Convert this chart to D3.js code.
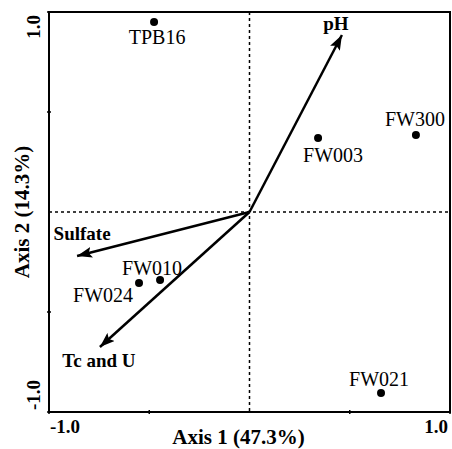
<!DOCTYPE html>
<html>
<head>
<meta charset="utf-8">
<script src="https://cdn.jsdelivr.net/npm/d3@7"></script>
<style>
  html, body { margin: 0; padding: 0; background: #fff; }
  svg { display: block; }
  text { font-family: "Liberation Serif", "Times New Roman", serif; fill: #000; }
</style>
</head>
<body>
<svg id="chart" width="452" height="449"></svg>
<script>
(() => {
  'use strict';

  // sample scores
  const sites  = ["TPB16", "FW003", "FW300", "FW010", "FW024", "FW021"];
  const siteX  = [-0.476, 0.342, 0.830, -0.446, -0.551, 0.656];
  const siteY  = [0.950, 0.370, 0.385, -0.340, -0.355, -0.905];

  // variable vectors
  const vars   = ["pH", "Sulfate", "Tc and U"];
  const varX   = [0.461, -0.860, -0.746];
  const varY   = [0.885, -0.220, -0.675];

  const tickVals = [-1, -0.5, 0.5, 1];
  const axisLabels = ["-1.0", "1.0"];
  const xTitle = "Axis 1 (47.3%)";
  const yTitle = "Axis 2 (14.3%)";

  // label nudges (px) relative to the mark
  const siteOff = [[3, 22], [15, 24], [-1, -9], [-8, -5], [-36, 19], [-2, -7]];
  const varOff  = [[-6, -5], [5, -16], [-1, 20]];

  const left = 49, right = 450, top = 12, bottom = 412;

  const svg = d3.select('#chart');

  const x = d3.scaleLinear().domain([-1, 1]).range([left, right]);
  const y = d3.scaleLinear().domain([-1, 1]).range([bottom, top]);

  svg.append('defs').append('marker')
    .attr('id', 'head')
    .attr('viewBox', '0 0 15 11')
    .attr('refX', 15).attr('refY', 5.5)
    .attr('markerWidth', 15).attr('markerHeight', 11)
    .attr('markerUnits', 'userSpaceOnUse')
    .attr('orient', 'auto')
    .append('path')
    .attr('d', 'M0,0 L15,5.5 L0,11 L3,5.5 Z')
    .attr('fill', '#000');

  // dashed zero lines
  svg.append('line')
    .attr('x1', x(0)).attr('x2', x(0))
    .attr('y1', y(1)).attr('y2', y(-1))
    .attr('stroke', '#000').attr('stroke-width', 1.5)
    .attr('stroke-dasharray', '3,3');
  svg.append('line')
    .attr('x1', x(-1)).attr('x2', x(1))
    .attr('y1', y(0)).attr('y2', y(0))
    .attr('stroke', '#000').attr('stroke-width', 1.5)
    .attr('stroke-dasharray', '3,3');

  // frame
  svg.append('rect')
    .attr('x', left).attr('y', top)
    .attr('width', right - left).attr('height', bottom - top)
    .attr('fill', 'none').attr('stroke', '#000').attr('stroke-width', 2);

  // small ticks
  svg.selectAll('.xt').data(tickVals).join('line')
    .attr('x1', d => x(d)).attr('x2', d => x(d))
    .attr('y1', bottom - 2).attr('y2', bottom + 2)
    .attr('stroke', '#000').attr('stroke-width', 1.5);
  svg.selectAll('.yt').data(tickVals).join('line')
    .attr('y1', d => y(d)).attr('y2', d => y(d))
    .attr('x1', left - 2).attr('x2', left + 2)
    .attr('stroke', '#000').attr('stroke-width', 1.5);

  // tick labels
  const bold = 'bold';
  svg.append('text').text(axisLabels[0])
    .attr('x', x(-1) + 1).attr('y', 433)
    .attr('font-size', 19).attr('font-weight', bold);
  svg.append('text').text(axisLabels[1])
    .attr('x', x(1) - 2).attr('y', 433)
    .attr('text-anchor', 'end')
    .attr('font-size', 19).attr('font-weight', bold);
  svg.append('text').text(axisLabels[1])
    .attr('transform', `translate(40,${y(1) + 3}) rotate(-90)`)
    .attr('text-anchor', 'end')
    .attr('font-size', 19).attr('font-weight', bold);
  svg.append('text').text(axisLabels[0])
    .attr('transform', `translate(40,${y(-1) - 2}) rotate(-90)`)
    .attr('text-anchor', 'start')
    .attr('font-size', 19).attr('font-weight', bold);

  // axis titles
  svg.append('text').text(xTitle)
    .attr('x', x(0) - 11).attr('y', 444)
    .attr('text-anchor', 'middle')
    .attr('font-size', 21).attr('font-weight', bold);
  svg.append('text').text(yTitle)
    .attr('transform', `translate(29,${y(0)}) rotate(-90)`)
    .attr('text-anchor', 'middle')
    .attr('font-size', 21).attr('font-weight', bold);

  // vectors
  svg.selectAll('.vec').data(vars).join('line')
    .attr('x1', x(0)).attr('y1', y(0))
    .attr('x2', (d, i) => x(varX[i])).attr('y2', (d, i) => y(varY[i]))
    .attr('stroke', '#000').attr('stroke-width', 2.5)
    .attr('marker-end', 'url(#head)');
  svg.selectAll('.vlab').data(vars).join('text')
    .text(d => d)
    .attr('x', (d, i) => x(varX[i]) + varOff[i][0])
    .attr('y', (d, i) => y(varY[i]) + varOff[i][1])
    .attr('text-anchor', 'middle')
    .attr('font-size', 19).attr('font-weight', bold);

  // sites
  svg.selectAll('.pt').data(sites).join('circle')
    .attr('cx', (d, i) => x(siteX[i]))
    .attr('cy', (d, i) => y(siteY[i]))
    .attr('r', 4).attr('fill', '#000');
  svg.selectAll('.plab').data(sites).join('text')
    .text(d => d)
    .attr('x', (d, i) => x(siteX[i]) + siteOff[i][0])
    .attr('y', (d, i) => y(siteY[i]) + siteOff[i][1])
    .attr('text-anchor', 'middle')
    .attr('font-size', 20);
})();
</script>
</body>
</html>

> **Required task**:
Give again, word for word, every line from the top of the data above to the line holding "const svg = d3.select('#chart');", inclusive, with the pictures left out.

> **The solution**:
Convert this chart to D3.js code.
<!DOCTYPE html>
<html>
<head>
<meta charset="utf-8">
<script src="https://cdn.jsdelivr.net/npm/d3@7"></script>
<style>
  html, body { margin: 0; padding: 0; background: #fff; }
  svg { display: block; }
  text { font-family: "Liberation Serif", "Times New Roman", serif; fill: #000; }
</style>
</head>
<body>
<svg id="chart" width="452" height="449"></svg>
<script>
(() => {
  'use strict';

  // sample scores
  const sites  = ["TPB16", "FW003", "FW300", "FW010", "FW024", "FW021"];
  const siteX  = [-0.476, 0.342, 0.830, -0.446, -0.551, 0.656];
  const siteY  = [0.950, 0.370, 0.385, -0.340, -0.355, -0.905];

  // variable vectors
  const vars   = ["pH", "Sulfate", "Tc and U"];
  const varX   = [0.461, -0.860, -0.746];
  const varY   = [0.885, -0.220, -0.675];

  const tickVals = [-1, -0.5, 0.5, 1];
  const axisLabels = ["-1.0", "1.0"];
  const xTitle = "Axis 1 (47.3%)";
  const yTitle = "Axis 2 (14.3%)";

  // label nudges (px) relative to the mark
  const siteOff = [[3, 22], [15, 24], [-1, -9], [-8, -5], [-36, 19], [-2, -7]];
  const varOff  = [[-6, -5], [5, -16], [-1, 20]];

  const left = 49, right = 450, top = 12, bottom = 412;

  const svg = d3.select('#chart');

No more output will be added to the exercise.